The challenge: Developing a simultaneous translation system has been a tough nut to crack because word order differs between different languages. Consider this sentence in English, then Chinese: “The US president meets with the English prime minister.” “美國總統與英國首相會晤.” In English, the word “meets” appears near the beginning; its Chinese counterpart, “會晤” (huiwu), appears at the end. Because of this, commercial “real-time” translation systems wait for the person to complete a sentence before translating it into the target language. The result is a clunky user experience with awkward delays.
How it works: Baidu’s new approach shortens the delay by starting before a sentence is finished. If the system were translating the sentence above from Chinese to English, for example, it would anticipate the English word “meets” after hearing the first part of the Chinese sentence, based on the likelihood that the US president would meet with someone. The idea was inspired by an anticipation technique commonly used by human translators to keep up with the speaker.

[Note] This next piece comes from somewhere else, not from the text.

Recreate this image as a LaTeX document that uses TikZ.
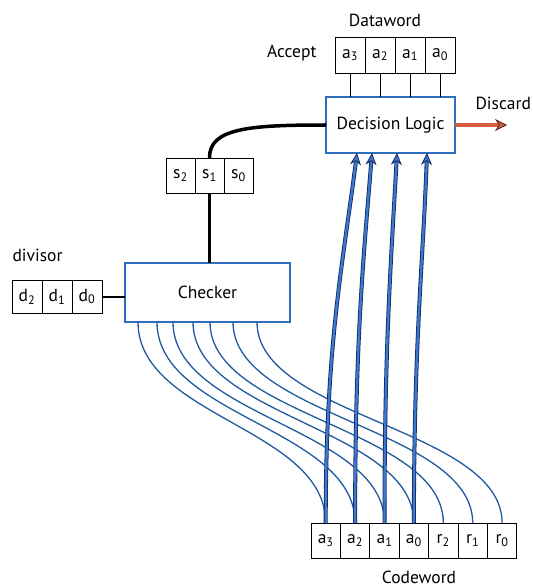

Work in progress: Like any predictive machine-learning model, the system only works with reasonable accuracy when trained on copious amounts of language data with similar sentence structures. As a result, there are still significant limitations to deploying this system at scale. Baidu researchers found that the system doesn’t perform as well as full-sentence translators in experiments on Chinese-to-English translation with a five-word delay. But the researchers are excited about the new path forward. “Simultaneous translating for human interpreters is extremely challenging and burdensome,” says Liang Huang, the principal scientist at Baidu Research, “so we’re hopeful machines can step in and really make this service more accessible for professionals and consumers.”